B-17s awaiting the scrappers torch at Kingman in February, 1947, with several thousand other aircraft awaiting a similar fate glittering on the skyline. (photo by Bill Larkins via Wikimedia)
However, The Swoose received an eleventh hour reprieve when then-Colonel Frank Kurtz convinced the city fathers of Los Angeles to purchase the aircraft to serve as a war memorial. However, even though Kurtz flew The Swoose to Los Angeles, the intended memorial never materialized.
The Swoose at Mines Field (LAX) on May 20, 1946. (image via wikimedia)
Thankfully, three years later Paul E. Garber heard about the aircraft’s plight. As curator of the Smithsonian’s National Air Museum (now the National Air & Space Museum), Garber was eager to save important aircraft at a time when few others were. He was successful in purchasing the The Swoose for the Smithsonian, but in those days, the National Air Museum did not have a home large enough to store the aircraft in their collection, so The Swoose bounced between a number of storage locations, from Park Ridge, Illinois to Pyote, Texas and even Andrews Air Force Base, in Clinton, Maryland.

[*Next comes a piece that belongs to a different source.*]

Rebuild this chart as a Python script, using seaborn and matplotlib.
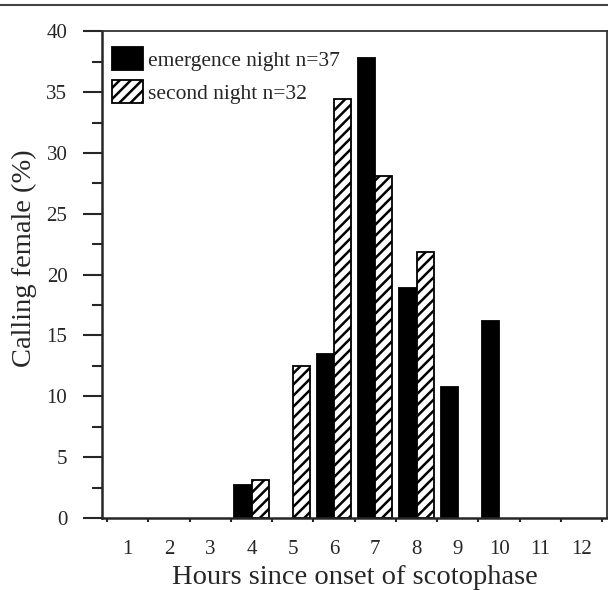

After several decades outside, the airframe finally got a reprieve from the weather, moving to the museum’s storage facility at Silver Hill, in Suitland, Maryland (later renamed in Garber’s honor) where it remained for nearly 50 years. In 2007, the National Air and Space Museum’s collections committee voted to deaccession the aircraft and transfer it permanently to the NMUSAF in Dayton, Ohio; it arrived by truck the following year.
The fuselage for B-17D Flying Fortress ‘The Swoose’ leaving NASM’s Paul E. Garber facility in Suitland, Maryland on July 11th, 2008. (photo by Richard Mallory Allnutt)
While the restoration team at Dayton carried out some initial work on the airframe soon after its arrival, this effort stalled once the museum chose to prioritize the restoration of B-17F Memphis Belle and some of their WWI-era aircraft. Now that those projects are complete (or nearly so, for the Curtiss Jenny), the museum’s restoration team will begin to focus their attention on The Swoose, an endeavor which they currently expect to take around seven years to complete. We look forwards to providing regular progress updates once more information becomes available.